Yes in the fall I caught tons and tons of perch and pike. Only one sucker fish the whole time. Several smallies and one large mouth. Was surprised to catch rock bass at night. 

Bluegills and gobbies were common during the afternoon. Was a really fun time last year hopefully I have a repeat year. 

No boat just walked the edge.


----------



## Outdoorfan (May 14, 2012)

See people fishing there sometimes when I drive south. I gona have to stop and ask them if they are catching anything. The fish eatable for the Belle river?


----------



## hairyjoe123 (Dec 26, 2010)

I saw a guy steelheading in Memphis last February.

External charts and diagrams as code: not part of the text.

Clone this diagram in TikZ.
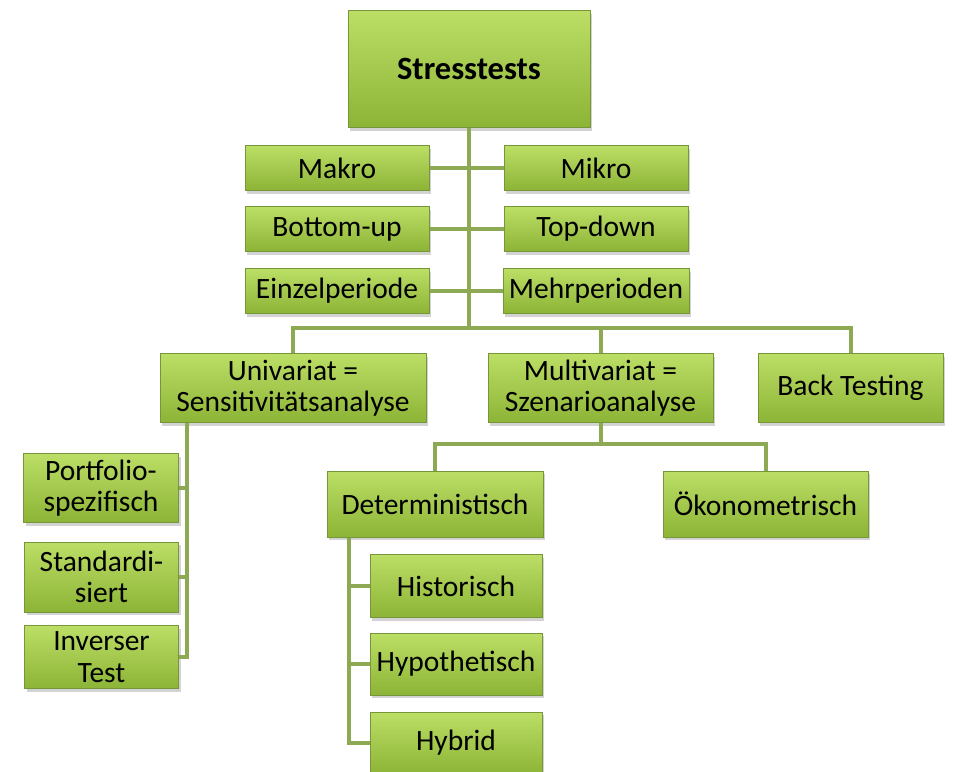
\documentclass[tikz,border=0pt]{standalone}
\usepackage{fontspec}
\setmainfont{Carlito}
\usetikzlibrary{shadows}
\definecolor{boxtop}{HTML}{BCDE66}
\definecolor{boxbot}{HTML}{8CB436}
\definecolor{boxline}{HTML}{76963A}
\definecolor{conncol}{HTML}{8DA954}
\tikzset{bx/.append style={draw=boxline, line width=1pt, top color=boxtop, bottom color=boxbot,
  inner sep=0pt, align=center, font=\fontsize{29.5}{31.5}\selectfont,
  drop shadow={opacity=0.35, shadow xshift=2pt, shadow yshift=-3pt}}}
\tikzset{cn/.append style={draw=conncol, line width=4pt}}

\begin{document}
\begin{tikzpicture}[x=1pt,y=-1pt]
                \clip (0,0) rectangle (953,771);
                \coordinate (bus) at (0,328);
                \coordinate (bus2) at (0,444);
                \coordinate (sp1) at (187,0);
                \coordinate (sp2) at (349,0);
                % root
                \node[bx,minimum width=242,minimum height=117,font=\fontsize{32.5}{34}\selectfont\bfseries] (st) at (469,69) {Stresstests};
                % row pairs
                \node[bx,minimum width=184,minimum height=45] (ma) at (337,168) {Makro};
                \node[bx,minimum width=184,minimum height=45] (mi) at (596,168) {Mikro};
                \node[bx,minimum width=184,minimum height=45] (bu) at (337,229) {Bottom-up};
                \node[bx,minimum width=184,minimum height=45] (td) at (596,229) {Top-down};
                \node[bx,minimum width=184,minimum height=45] (ez) at (337,291) {Einzelperiode};
                \node[bx,minimum width=186,minimum height=45] (me) at (596,291) {Mehrperioden};
                % second level
                \node[bx,minimum width=266,minimum height=69] (uv) at (293,388) {Univariat =\\Sensitivitätsanalyse};
                \node[bx,minimum width=225,minimum height=69] (mv) at (600.5,388) {Multivariat =\\Szenarioanalyse};
                \node[bx,minimum width=185,minimum height=69] (bt) at (850.5,388) {Back Testing};
                % univariat children
                \node[bx,minimum width=155,minimum height=69] (pf) at (101,488) {Portfolio-\\spezifisch};
                \node[bx,minimum width=154,minimum height=70] (sd) at (101.5,577) {Standardi-\\siert};
                \node[bx,minimum width=154,minimum height=63] (it) at (101.5,657) {Inverser\\Test};
                % multivariat children
                \node[bx,minimum width=216,minimum height=66] (de) at (435,504) {Deterministisch};
                \node[bx,minimum width=205,minimum height=66] (ok) at (765.5,504) {Ökonometrisch};
                \node[bx,minimum width=172,minimum height=63] (hi) at (456,586) {Historisch};
                \node[bx,minimum width=172,minimum height=62] (hy) at (456,664) {Hypothetisch};
                \node[bx,minimum width=172,minimum height=62] (hb) at (456,743) {Hybrid};
                % connectors
                \path[cn] (st.south) -- (st.south |- bus);
                \path[cn] (ma.east) -- (ma.east -| st.south) (mi.west) -- (mi.west -| st.south);
                \path[cn] (bu.east) -- (bu.east -| st.south) (td.west) -- (td.west -| st.south);
                \path[cn] (ez.east) -- (ez.east -| st.south) (me.west) -- (me.west -| st.south);
                \path[cn] (uv.north) |- (bt.north |- bus) -- (bt.north);
                \path[cn] (mv.north) -- (mv.north |- bus);
                \path[cn] (mv.south) -- (mv.south |- bus2);
                \path[cn] (de.north) |- (ok.north |- bus2) -- (ok.north);
                \path[cn] (sp1 |- uv.south) |- (it.east);
                \path[cn] (pf.east) -- (pf.east -| sp1) (sd.east) -- (sd.east -| sp1);
                \path[cn] (sp2 |- de.south) |- (hb.west);
                \path[cn] (hi.west) -- (hi.west -| sp2) (hy.west) -- (hy.west -| sp2);
            \end{tikzpicture}
\end{document}
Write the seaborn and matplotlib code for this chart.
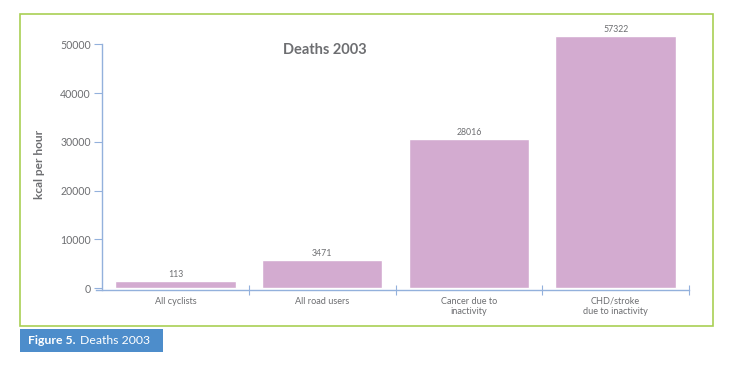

I have no idea if he managed it not. He told me he gets a couple every year. 

Lets go, hurry up, there's fish to be had!


----------



## WPAtrapper (Feb 18, 2012)

[ame="http://maps.google.com/maps?q=42.871498,-82.557364&ll=42.87241,-82.551742&spn=0.017078,0.042272&num=1&t=m&z=15"]42.871498,-82.557364 - Google Maps[/ame]
Is this the Belle that goes under Wadhams near 94? If not , does anyone know what river it is and if it holds Steelhead or other fish in the spring or fall? I'm from PA but my wifes family lives near Kimball and I'm trying to find some places to fish for steelhead, browns or salmon when I go up to visit. Thanks.


----------



## Outdoorfan (May 14, 2012)

WPAtrapper said:


> 42.871498,-82.557364 - Google Maps
> Is this the Belle that goes under Wadhams near 94? If not , does anyone know what river it is and if it holds Steelhead or other fish in the spring or fall? I'm from PA but my wifes family lives near Kimball and I'm trying to find some places to fish for steelhead, browns or salmon when I go up to visit. Thanks.


[/quote]


----------



## hairyjoe123 (Dec 26, 2010)

Pine river and I have no idea if there are fish. Its not a listed trout stream

Lets go, hurry up, there's fish to be had!


----------



## cooner_jeff (Mar 21, 2006)

Sorry for the late reply, but I think you'll like it.
I grew up near Emil's, so I'm very familiar with the local creeks and rivers.
In my neck of the woods, I've only seen a few pike in the Belle. 
We have seen a few in Clinton River tribs near North Ave when sucker spearing.
The river at Wadhams is the Pine.
Though I haven't fished the Pine, we spear suckers in tribs.
EXCELLENT opportunities for suckers in April.
We have seen multiple steelies in 5' wide creeks that are literally MILES off the main Pine R.
The Belle has a steelie population that's decent. We have seen them up from Big Hand and Kronner nearly every year. 
I caught a steelie as late as early June one year. It took me 2 days after work to catch her, and she had marks in her mouth, presumably from another catch and relase.


----------